You see a status quo where neither major party cares about electronic privacy. Is it because there is a vast conspiracy between media and government to only present these two viewpoints? Is it because huge amounts of money go into getting people to support NSA surveillance? Or is it because opposing NSA surveillance is not an issue that reliably yields votes?
Which voting bloc can you capture by supporting the scaling back of NSA surveillance? Angry nerds? Not a big demographic. If your issue doesn't get old people, blacks and hispanics, religious conservatives, teachers, union workers, small business owners, or one of the other big demographics like that to go out and vote based solely on that issue, then there is not enough votes in that issue for any politician to care about it.
And the thing is, that's arguably how democracy should work. Why should politicians in a democracy cater to the pet issues of an ideological minority?
From a human and Constitutional rights point of view, they have an obligation to respect the views of those ideological minorities when their main agenda is defending their rights (right to privacy, free speech, or whatever it may be). A pure democratic system is little more than a (usually peaceful) mob rule, but in a representative democracy there is at least the expectation that elected representatives, by virtue of being middlemen between the people and the laws that govern them, as well as only having to risk their job every few years, will be able to reflect on more than what the majority wants at the present moment.
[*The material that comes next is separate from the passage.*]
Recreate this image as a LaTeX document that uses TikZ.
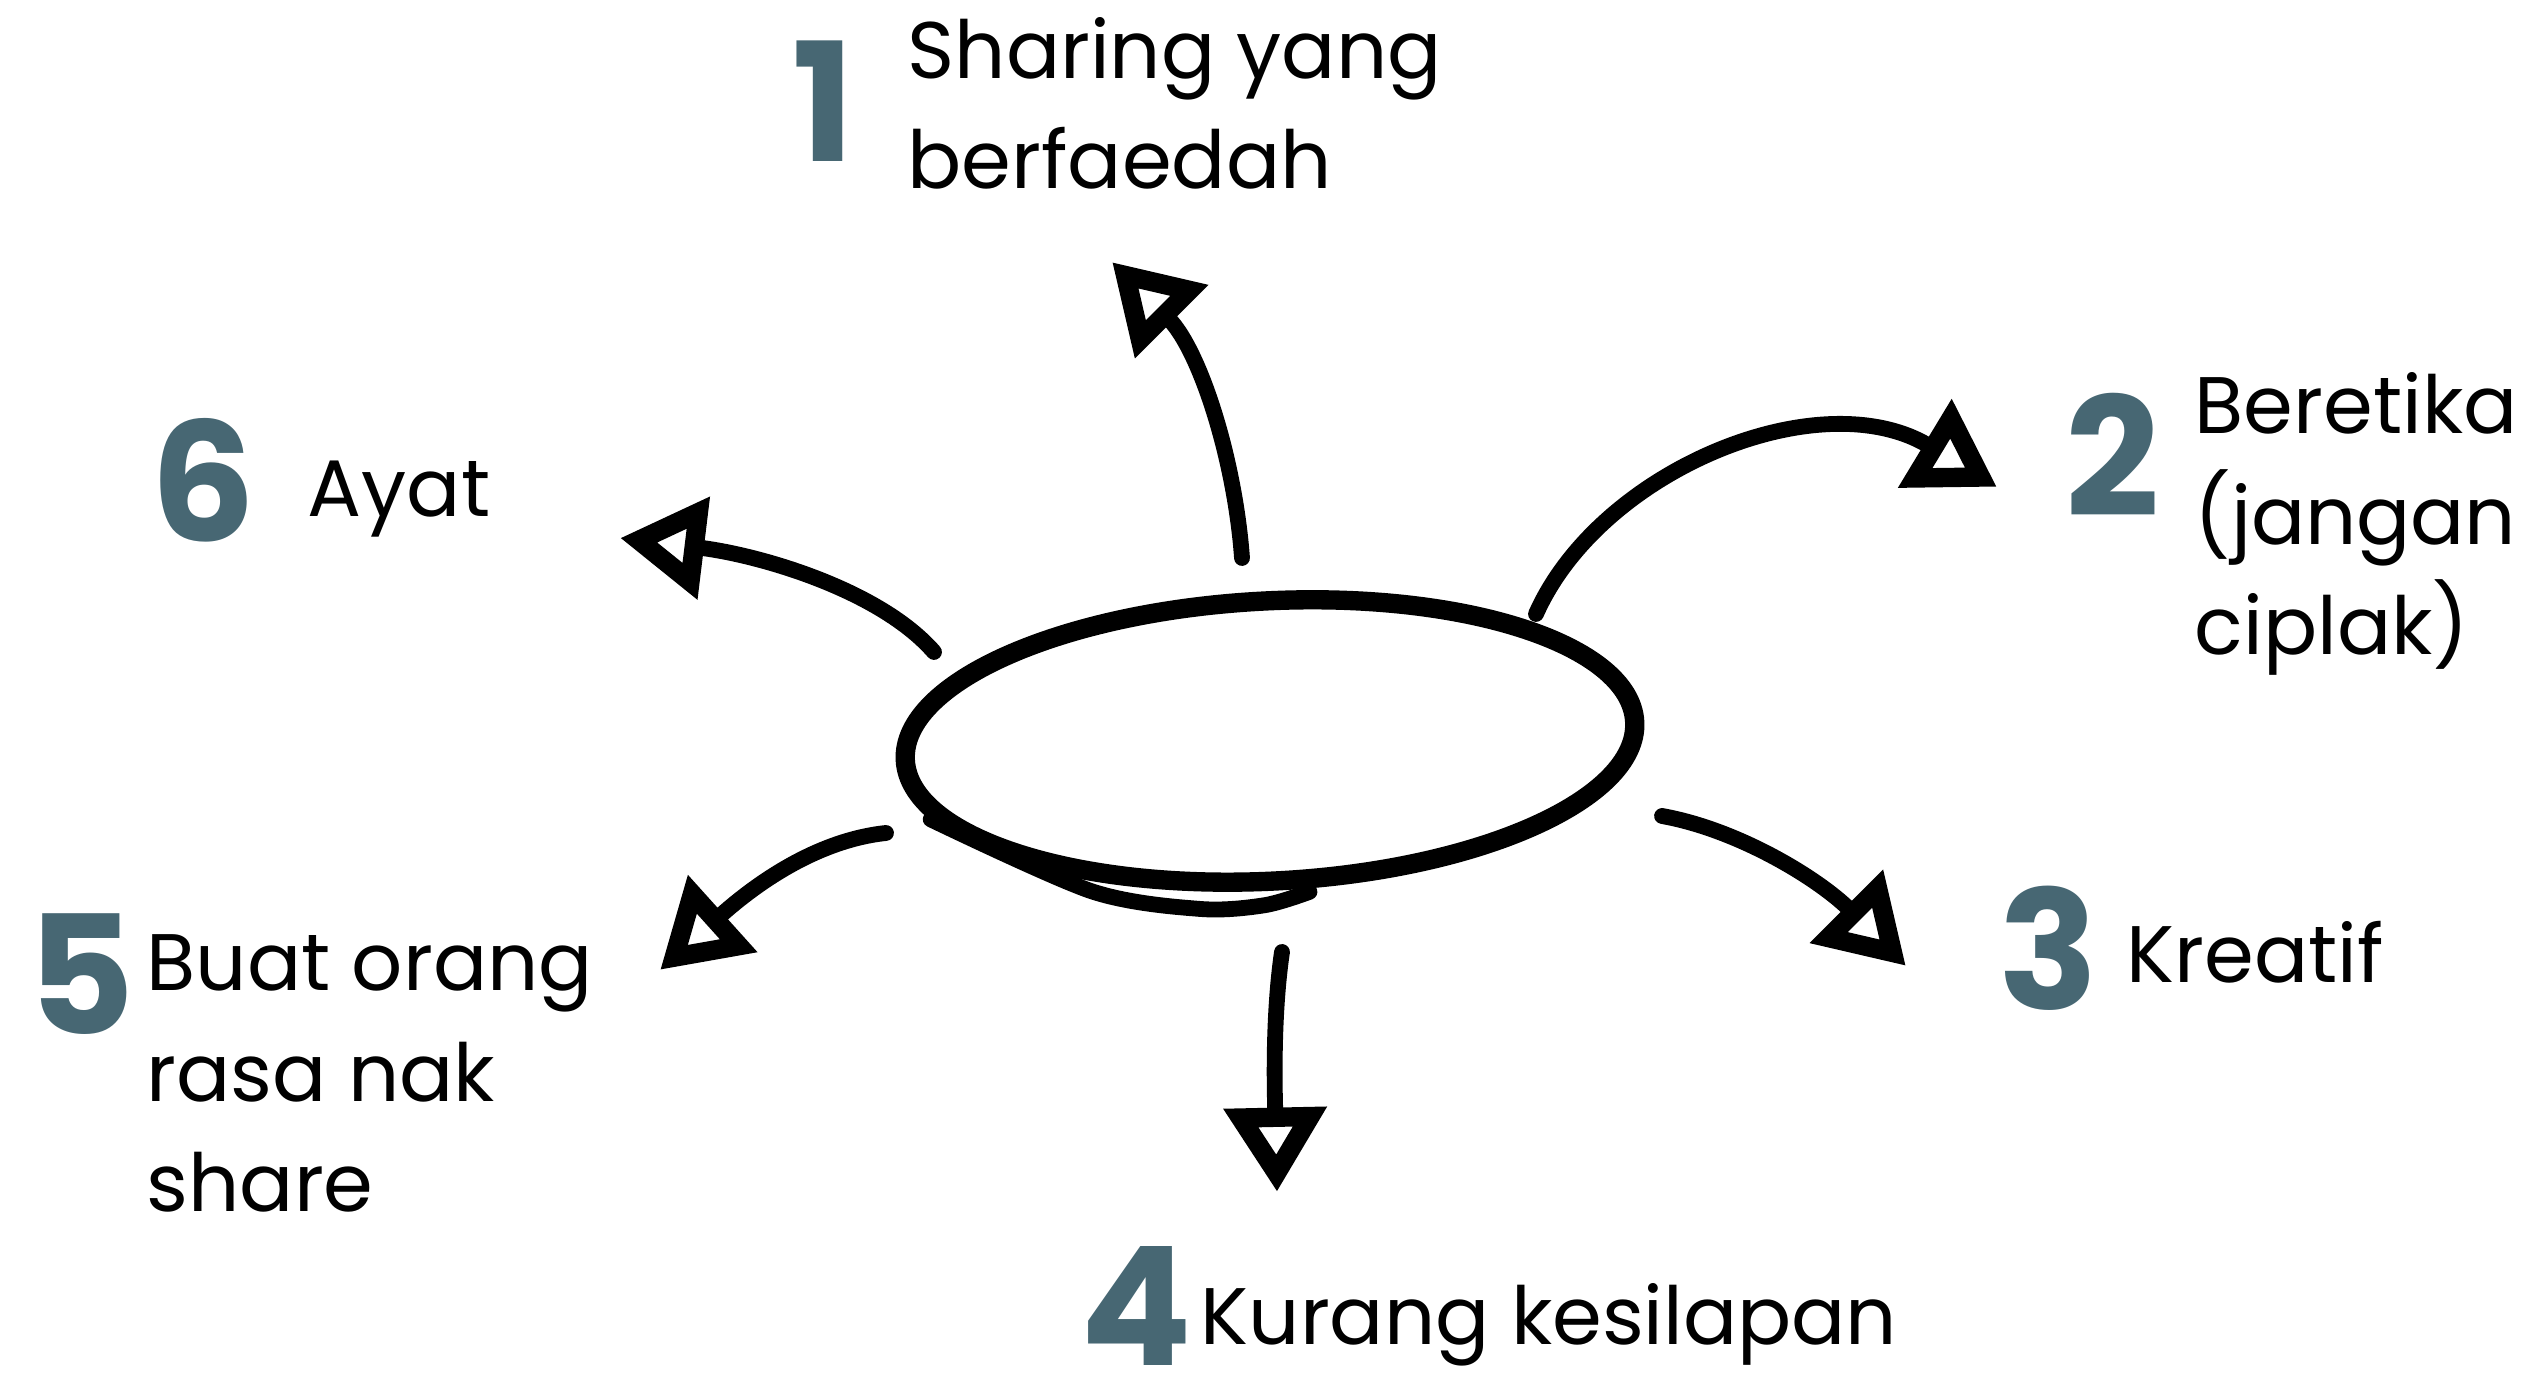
\documentclass[tikz,border=0pt]{standalone}
\usepackage{fontspec}
\setmainfont{Poppins}
\usepackage{tikz}
\usetikzlibrary{arrows.meta, positioning, shapes.geometric}
\definecolor{numcolor}{RGB}{71, 103, 115}

\begin{document}
\begin{tikzpicture}[
    x=0.01cm, y=-0.01cm,
    num/.style={font=\fontsize{47}{47}\selectfont\bfseries, text=numcolor, inner sep=0pt, anchor=base west},
    itemtext/.style={font=\fontsize{22.8}{31.5}\selectfont, align=left, inner sep=0pt, anchor=base west},
    hub/.style={draw, ellipse, line width=5.5pt, minimum width=7.3cm, minimum height=2.8cm, rotate=3},
    arrow/.style={-{Triangle[open, length=24pt, width=28pt, line width=5.5pt]}, line width=4.5pt, line cap=round}
]
    \useasboundingbox (0,0) rectangle (2535,1374);

    % Numbers
    \node[num] (n1) at (792,162) {1};
    \node[num] (n2) at (2065,517) {2};
    \node[num] (n3) at (1998,1010) {3};
    \node[num] (n4) at (1080,1366) {4};
    \node[num] (n5) at (27,1035) {5};
    \node[num] (n6) at (150,542) {6};

    % Texts (base = last line)
    \node[itemtext] (t1) at (907,189) {Sharing yang\\berfaedah};
    \node[itemtext] (t2) at (2194,655) {Beretika\\(jangan\\ciplak)};
    \node[itemtext] (t3) at (2126,983) {Kreatif};
    \node[itemtext] (t4) at (1200,1345) {Kurang kesilapan};
    \node[itemtext] (t5) at (146,1212) {Buat orang\\rasa nak\\share};
    \node[itemtext] (t6) at (307,517) {Ayat};

    % Centre
    \node[hub] (hub) at (1270,741) {};
    \draw[line width=4.5pt, line cap=round] plot[smooth] coordinates {(hub.190) ([yshift=-3pt]hub.215) ([yshift=-5pt]hub.242) ([yshift=-4pt]hub.265) ([yshift=-1pt]hub.282)};

    % Arrow ends
    \coordinate (a1s) at (1242,558);  \coordinate (a1e) at (1112,262);
    \coordinate (a2s) at (1536,614);  \coordinate (a2e) at (1997,487);
    \coordinate (a3s) at (1662,816);  \coordinate (a3e) at (1906,966);
    \coordinate (a4s) at (1282,952);  \coordinate (a4e) at (1277,1192);
    \coordinate (a5s) at (886,833);   \coordinate (a5e) at (660,970);
    \coordinate (a6s) at (934,652);   \coordinate (a6e) at (620,538);

    % Arrows
    \draw[arrow] (a1s) .. controls (1235,460) and (1200,350) .. (a1e);
    \draw[arrow] (a2s) .. controls (1600,470) and (1820,380) .. (a2e);
    \draw[arrow] (a3s) .. controls (1740,830) and (1820,880) .. (a3e);
    \draw[arrow] (a4s) .. controls (1272,1020) and (1275,1100) .. (a4e);
    \draw[arrow] (a5s) .. controls (820,840) and (760,880) .. (a5e);
    \draw[arrow] (a6s) .. controls (880,590) and (760,555) .. (a6e);
\end{tikzpicture}
\end{document}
However, if your point was made more from the perspective of maintaining power and control, then I don't disagree with you.
Ideological minorities don't get to make up "rights" and then demand the government defend them. The government has the obligation to defend free speech rights, even against the wishes of the majority, because there is ancient recognition of that right along with explicit adoption of a broad statement of that right in the Constitution.
But, there is no such thing when it comes to "privacy". See: http://law2.umkc.edu/faculty/projects/ftrials/conlaw/rightof... ("The U. S. Constitution contains no express right to privacy. The Bill of Rights, however, reflects the concern of James Madison and other framers for protecting specific aspects of privacy, such as the privacy of beliefs (1st Amendment), privacy of the home against demands that it be used to house soldiers (3rd Amendment), privacy of the person and possessions as against unreasonable searches (4th Amendment), and the 5th Amendment's privilege against self-incrimination, which provides protection for the privacy of personal information.")
There is nothing in the Constitution that says "you have a right to privacy", and it's really very difficult to extend one of the explicit provisions to get you to something that would prohibit the government's collection of information that you voluntarily put "out in the world" by giving it to entities like Google or Facebook, or information (like call records) that aren't even yours but rather information about you gathered by a private company. You have to resort to something worse than Griswald's "penumbras" to get from the 4th amendment, which concerns the sanctity of one's house and physical person, to such a broad privacy "right."
There's not even intellectual consensus on the issue. Academics disagree vigorously about the appropriate level of "privacy rights" and foreign liberal democracies often collect as much or more information than the U.S. does.
As an example, you have the right to criticize your employer (freedom of speech). For obvious reasons, this right is best exercised in private, where the employer cannot overhear the conversation. If the employer operated a massive surveilance network that recorded your supposedly private conversations, you could then suffer punitive consequences and be denied career opportunities merely for voicing an opinion.
You have a legal right to an attorney, but that right is only useful because your discussions with your attorney are confidential. Without that privacy, the whole value of the right simply evaporates.
My view is that the right to privacy is such an obvious prerequisite for most, if not all, of our legal rights to have any value that it shouldn't need to be explicitly detailed in the Constitution or in any specific law. Furthermore, the world the Founders lived in was a world in which privacy was easy to safeguard, and the few obvious ways to violate it (e.g. unreasonable searches and seizures) were addressed by the Bill of Rights.
I don't disagree that privacy in some meaningful sense is a human right. I disagree that a "privacy" right that is broad enough to encompass information about me collected by a private company based on my voluntary use of its service (i.e. phone call records) rises to the level of human right. To me, that's instead a matter of balancing of competing interests to be handled through the democratic process. When I think of privacy being a "human right" I'm thinking more of the government not invading the sanctity of your home, not how it can access information you already freely share with others.
Sure they do; their right to make such demands is fairly explicit in the First Amendment (both the right to assemble and the right to petition apply to it.)
Now, the answer to the demand may be "No", but that's a different issue.
The 10th amendment just says that a right need not be enumerated in the Constitution to exist. However, you still have to prove that such a right exists, say by pointing to its recognition in English common law. Just because it isn't mentioned in the Constitution doesn't mean it doesn't exist, but it also doesn't mean that it exists and is just "implicit." The idea that communications are protected by a broad "privacy right" that protects even information you share with others just can't be traced back to something the founders would have understood to be a "right" much less something so fundamental that they might leave it implicit.